La proposition de loi concerne avant tout les mineurs isolés confiés à l’aide sociale à l’enfance après l’âge de 16 ans. Contrairement aux mineurs pris en charge avant 16 ans, ces derniers ne peuvent bénéficier d’une carte de séjour temporaire qu’à titre exceptionnel.

Pour inverser cette logique, la proposition de loi prévoit que « le maintien sur le territoire de ces jeunes étrangers majeurs doit devenir la règle de droit commun et non plus l’exception, dès lors qu’ils remplissent les conditions légales ». Concrètement, son texte entend faire bénéficier de « plein droit » d’une carte de séjour aux jeunes majeurs étrangers, pris en charge entre l’âge de 16 et 18 ans, s’ils suivent une formation professionnelle ou un parcours scolaire.

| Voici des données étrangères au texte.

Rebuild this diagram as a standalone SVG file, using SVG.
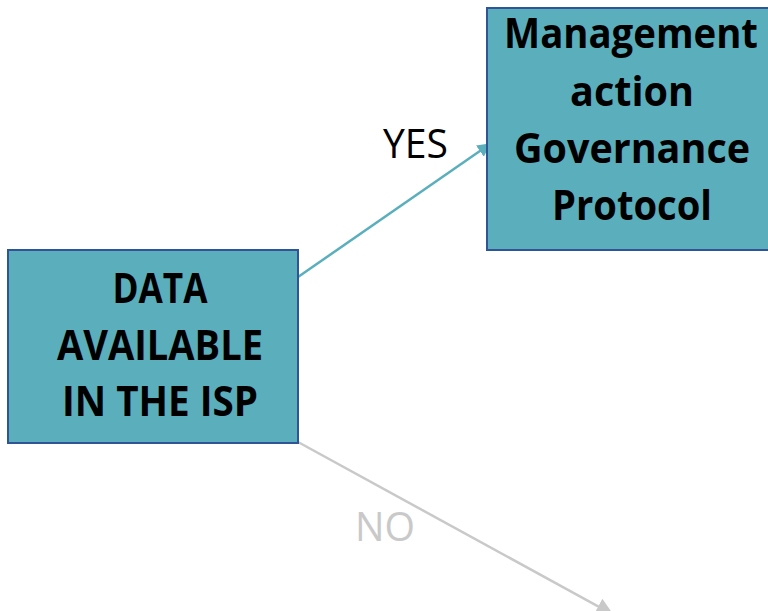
<svg xmlns="http://www.w3.org/2000/svg" width="768" height="611" viewBox="0 0 768 611">
<style>
.box{fill:#5BAFBC;stroke:#2F5597;stroke-width:2}
.lbl{font-family:"Open Sans","Liberation Sans",sans-serif;font-weight:bold;font-size:41px;fill:#000;text-anchor:middle}
.edge{font-family:"Open Sans","Liberation Sans",sans-serif;font-size:40px}
</style>
<defs>
<marker id="ay" viewBox="0 0 10 10" refX="9" refY="5" markerWidth="5.5" markerHeight="5.5" orient="auto" markerUnits="strokeWidth"><path d="M0,0 L10,5 L0,10 z" fill="#5BAFBC"/></marker>
<marker id="an" viewBox="0 0 10 10" refX="9" refY="5" markerWidth="7" markerHeight="7" orient="auto" markerUnits="strokeWidth"><path d="M0,0 L10,5 L0,10 z" fill="#C9C9C9"/></marker>
</defs>
<rect width="768" height="611" fill="#fff"/>
<g id="connectors">
<line x1="298" y1="277" x2="490" y2="144" stroke="#5BAFBC" stroke-width="2.5" marker-end="url(#ay)"/>
<text class="edge" x="383" y="158" fill="#000" textLength="65" lengthAdjust="spacingAndGlyphs">YES</text>
<line x1="298" y1="442" x2="612" y2="614" stroke="#C9C9C9" stroke-width="2.5" marker-end="url(#an)"/>
<text class="edge" x="355" y="541" fill="#C9C9C9" textLength="60" lengthAdjust="spacingAndGlyphs">NO</text>
</g>
<g id="node-data">
<rect class="box" x="8" y="250" width="290" height="193"/>
<text class="lbl" x="160" y="303" textLength="95" lengthAdjust="spacingAndGlyphs">DATA</text>
<text class="lbl" x="160" y="360" textLength="206" lengthAdjust="spacingAndGlyphs">AVAILABLE</text>
<text class="lbl" x="160" y="416" textLength="196" lengthAdjust="spacingAndGlyphs">IN THE ISP</text>
</g>
<g id="node-mgmt">
<rect class="box" x="487" y="8" width="290" height="242"/>
<text class="lbl" x="631" y="48" textLength="254" lengthAdjust="spacingAndGlyphs">Management</text>
<text class="lbl" x="632" y="106" textLength="124" lengthAdjust="spacingAndGlyphs">action</text>
<text class="lbl" x="632" y="163" textLength="236" lengthAdjust="spacingAndGlyphs">Governance</text>
<text class="lbl" x="632" y="220" textLength="160" lengthAdjust="spacingAndGlyphs">Protocol</text>
</g>
</svg>
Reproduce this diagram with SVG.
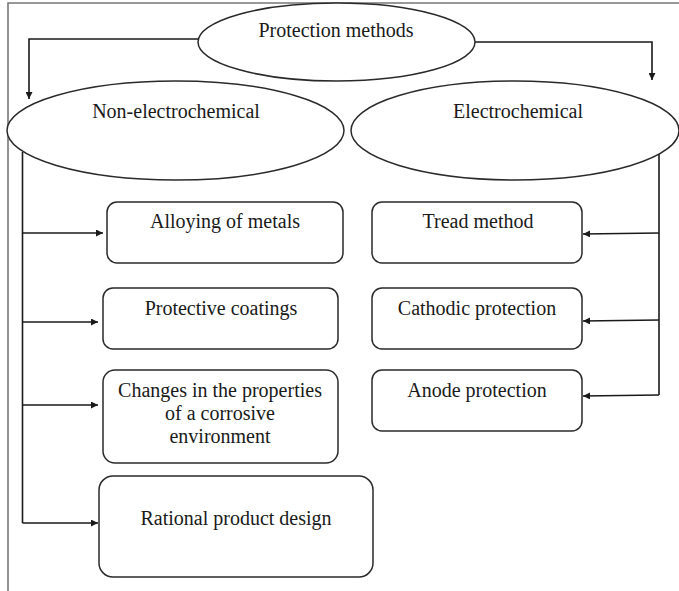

« La délivrance de plein droit d’un titre de séjour ne signifie pas la délivrance automatique du titre de séjour, mais simplement que le pouvoir d’appréciation de la préfecture sera limité », insiste Jérôme Durain. Le sénateur pointe les biais possibles des préfets dont les décisions peuvent être orientées par les attentes du ministère de l’Intérieur ou par leur sensibilité personnelle, « souvent les décisions n’ont rien à voir avec le parcours du gamin ».

« Nous disposons déjà de tous les outils nécessaires », assure Jacqueline Eustache-Brinio (LR)

Une lecture qui n’a pas convaincu la commission des Lois qui a rejeté le texte ce jeudi. « Le droit constant permet de gérer ce genre de situations », justifie la rapporteure LR du texte, Jacqueline Eustache-Brinio. Selon elle, l’affaire de l’apprenti boulanger ne révèle rien de systémique mais seulement une affaire « ponctuelle qui s’est d’ailleurs réglée […] 94 % des jeunes dans cette situation obtiennent un titre de séjour », assure-t-elle. La sénatrice s’appuie là sur les chiffres de la direction générale des étrangers en France.

Selon la sénatrice de Seine-Saint-Denis, une circulaire de septembre 2021 permet par ailleurs de sécuriser l’intégration de ces jeunes. Cette instruction déposée par le ministère de l’Intérieur vise à généraliser l’examen anticipé du droit au séjour des mineurs étrangers confiés à l’ASE (Aide sociale à l’enfance). L’objectif affiché du ministère est d’éviter des ruptures de droits à leur majorité alors qu’ils sont engagés dans un parcours professionnalisant.

En outre, Jacqueline Eustache-Brinio soutient qu’une telle loi provoquerait « un appel d’air pour les passeurs qui feraient venir des jeunes dans des conditions épouvantables ». La sénatrice LR insiste : « Il ne faut pas qu’il y ait d’automaticité dans la délivrance de titres de séjour ».

Dans son rapport, la sénatrice reconnaît qu’il existe des difficultés à faire admettre la validité de documents d’état civil. C’est le cas notamment des demandeurs d’origine guinéenne, « dont la validité des actes d’état civil serait quasi systématiquement contestée ». Seulement, la réponse à cette problématique doit, selon elle, venir « d’une solution diplomatique et de coopération entre la France et la Guinée ».

La proposition de loi sera débattue en séance publique le 13 octobre, elle a dès lors peu de chances d’être adoptée.